Far worse than that, however, is the problem that for many years now even well-educated people people have never been taught even the basic rudiments of moral philosophy, with the result that few of them have any idea of how to work out what is right and what is wrong in the first place.
So here, to start you off are some very simple rules about how to educate ourselves into being morally literate and therefore able to pass on the "Permanent values" to others.
Rule Number One: Don't begin by thinking about hard cases Let them come up later when you've had some practice with the easier ones. So don't worry about whether it's morally right, for instance, for a man to steal a loaf of bread to feed his starving family who have already been refused assistance by their friends, their neighbours and the local community. Take instead the much simpler case of how to answer the ordinary common or garden shoplifter who tries to justify his or her behaviour on the grounds that "supermarkets have plenty more where that came from" or "because they're so rich anyway that they won't notice if a little goes missing every now and then"
Rule Number Two: Study the Ten Commandments, the Sermon on the Mount, the epistles of St Paul, especially the passage which we heard this morning, and the writings of good men and women throughout history and try and work out what moral principle lies behind each thing they are recorded as having said. Ask yourself, for instance, why it's so important to take part in at least one act of corporate worship every week, as Christians have insisted we should do from Day One; or whether there are things we can steal from people besides their material possessions: their reputation? their health? their happiness? their future?
Rule Number Three: Never be afraid to ask someone else's advice if you're not certain whether you should do something or not. Many wrong moral decisions today are taken, for example, on the principle of "What Feels Good" or "What Everyone Today Does". Neither if these is a reliable guide to the moral goodness or otherwise of a particular course of action. How often could people be headed off from moral disaster by some friend or relation, speaking prophetically, who says to them "I don't think that's a very good idea" or, better still "Why not do it this way rather than the way you are proposing"
If anyone follows these three simple Rules most moral dilemmas resolve themselves quite simply.

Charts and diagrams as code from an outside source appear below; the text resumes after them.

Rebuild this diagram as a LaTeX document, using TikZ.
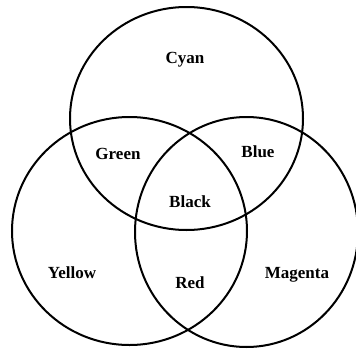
\documentclass[tikz,border=0pt]{standalone}
\usepackage{fontspec}
\setmainfont{Liberation Serif}
\usepackage{tikz}
\usetikzlibrary{positioning}

\begin{document}
\begin{tikzpicture}[farbe/.style={font=\fontsize{17}{19}\selectfont\bfseries, inner sep=1pt},
			kreis/.style={line width=2pt}, x=1pt, y=-1pt]
			%Bildbereich
			\useasboundingbox (0,0) rectangle (356,348);
			% Kreise zeichnen
			\draw[kreis] (186.5,118.5) ellipse [x radius=116.5, y radius=111.5];
			\draw[kreis] (129.5,231) ellipse [x radius=117.5, y radius=114];
			\draw[kreis] (246.5,232) ellipse [x radius=111.5, y radius=115];
			%Beschriftung
			\node[farbe] (cyan) at (185,60) {Cyan};
			\node[farbe] (green) at (118,154) {Green};
			\node[farbe] (blue) at (258,152) {Blue};
			\node[farbe] (black) at (190,202) {Black};
			\node[farbe] (yellow) at (72,273) {Yellow};
			\node[farbe] (red) at (190,283) {Red};
			\node[farbe] (magenta) at (297,275) {Magenta};
		\end{tikzpicture}
\end{document}
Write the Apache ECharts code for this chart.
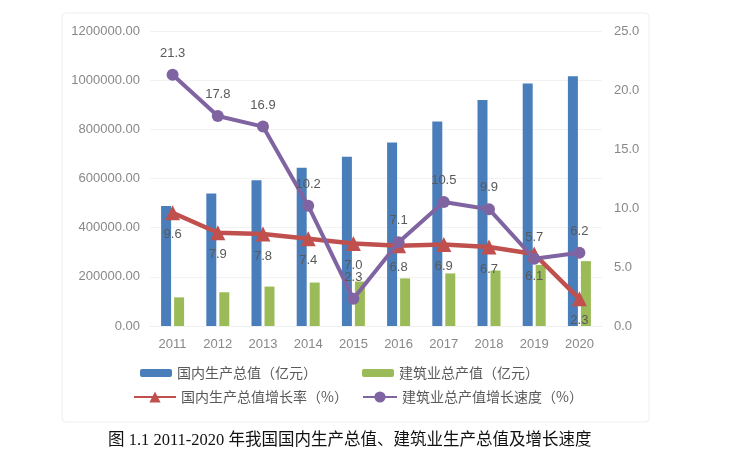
<!DOCTYPE html>
<html><head><meta charset="utf-8">
<script src="https://cdn.jsdelivr.net/npm/echarts@6/dist/echarts.min.js"></script>
<style>html,body{margin:0;padding:0;background:#fff}#c{width:732px;height:454px}</style>
</head><body><div id="c"></div>
<script>
const years = ['2011','2012','2013','2014','2015','2016','2017','2018','2019','2020'];
const gdp = [487940, 538580, 592963, 643563, 688858, 746395, 832036, 919281, 986515, 1015986];
const construction = [116463, 137218, 160366, 176713, 180757, 193567, 213944, 225817, 248443, 263947];
const gdpGrowth = [9.6, 7.9, 7.8, 7.4, 7.0, 6.8, 6.9, 6.7, 6.1, 2.3];
const consGrowth = [21.3, 17.8, 16.9, 10.2, 2.3, 7.1, 10.5, 9.9, 5.7, 6.2];
const names = ['国内生产总值（亿元）','建筑业总产值（亿元）','国内生产总值增长率（%）','建筑业总产值增长速度（%）'];

const chart = echarts.init(document.getElementById('c'));
const txt = {color:'#595959', fontSize:14, fontFamily:'Noto Sans CJK SC'};
const lbl = {color:'#595959', fontSize:13, fontFamily:'Liberation Sans'};
chart.setOption({
  animation:false,
  backgroundColor:'#fff',
  graphic:[{type:'rect', shape:{x:62,y:13,width:587,height:409,r:4}, style:{fill:'none', stroke:'#eeeeee', lineWidth:1}, z:-1},
    {type:'text', left:108, top:432, style:{text:'图 1.1 2011-2020 年我国国内生产总值、建筑业生产总值及增长速度', fill:'#111', font:'16.5px "Liberation Serif","Noto Sans CJK SC"'}}],
  grid:{left:150, right:130, top:31, bottom:128},
  legend:[
    {data:[names[0]], left:140, top:366, padding:0, itemWidth:32, itemHeight:8, itemGap:5, textStyle:txt},
    {data:[names[1]], left:362, top:366, padding:0, itemWidth:32, itemHeight:8, itemGap:5, textStyle:txt},
    {data:[names[2]], left:133, top:390, padding:0, itemWidth:42, itemHeight:14, itemGap:2, textStyle:txt},
    {data:[names[3]], left:362, top:390, padding:0, itemWidth:34, itemHeight:14, itemGap:2, textStyle:txt}
  ],
  xAxis:{type:'category', data:years, axisLine:{show:true, lineStyle:{color:'#f0f0f0'}}, axisTick:{show:false},
    axisLabel:{color:'#888', fontSize:13, margin:12, fontFamily:'Liberation Sans'}},
  yAxis:[
    {type:'value', min:0, max:1200000, interval:200000, axisLine:{show:false}, axisTick:{show:false},
     splitLine:{lineStyle:{color:'#f2f2f2'}},
     axisLabel:{color:'#888', fontSize:13, margin:10, fontFamily:'Liberation Sans', formatter:v=>v.toFixed(2)}},
    {type:'value', min:0, max:25, interval:5, axisLine:{show:false}, axisTick:{show:false}, splitLine:{show:false},
     axisLabel:{color:'#888', fontSize:13, margin:12, fontFamily:'Liberation Sans', formatter:v=>v.toFixed(1)}}
  ],
  series:[
    {name:names[0], type:'bar', data:gdp, barWidth:10, barGap:'30%', itemStyle:{color:'#4a7ebb'}},
    {name:names[1], type:'bar', data:construction, barWidth:10, barGap:'30%', itemStyle:{color:'#9bbb59'}},
    {name:names[2], type:'line', yAxisIndex:1, data:gdpGrowth, symbol:'triangle', symbolSize:15, z:3,
     lineStyle:{color:'#c0504d', width:4.5}, itemStyle:{color:'#c0504d'},
     label:{show:true, position:'bottom', distance:8, formatter:p=>p.value.toFixed(1), ...lbl}},
    {name:names[3], type:'line', yAxisIndex:1, data:consGrowth, symbol:'circle', symbolSize:12, z:4,
     lineStyle:{color:'#8064a2', width:4}, itemStyle:{color:'#8064a2'},
     label:{show:true, position:'top', distance:9, formatter:p=>p.value.toFixed(1), ...lbl}}
  ]
});
</script></body></html>
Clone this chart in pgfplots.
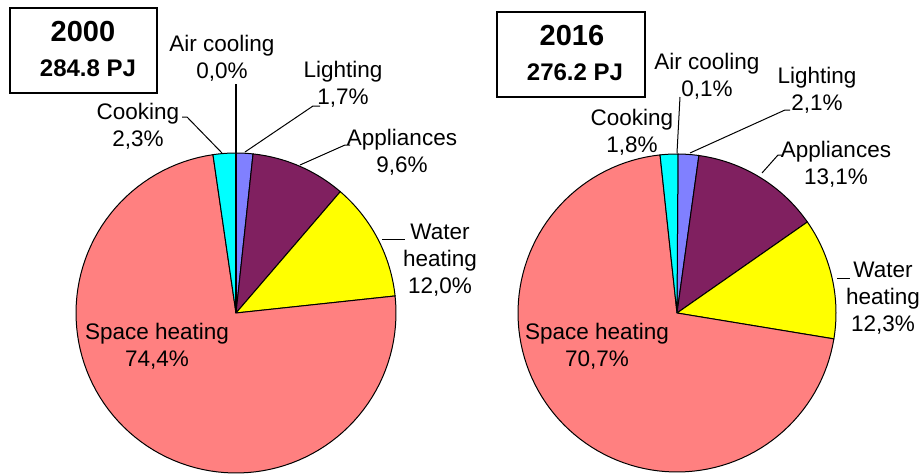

It's here, in particular, that a thorough grounding in the Prophets really pays dividends – profits in other words.
For the stock-in-trade of the Prophet in this, as in every bygone age, are what we have been calling Permanent Values – values which don't change because they have come to us from a God who doesn't change, who has spoken to us "by the mouth of his holy prophets which have been since the world began"
Or, as one such prophet so neatly put it: For the best results, follow the Maker's instructions.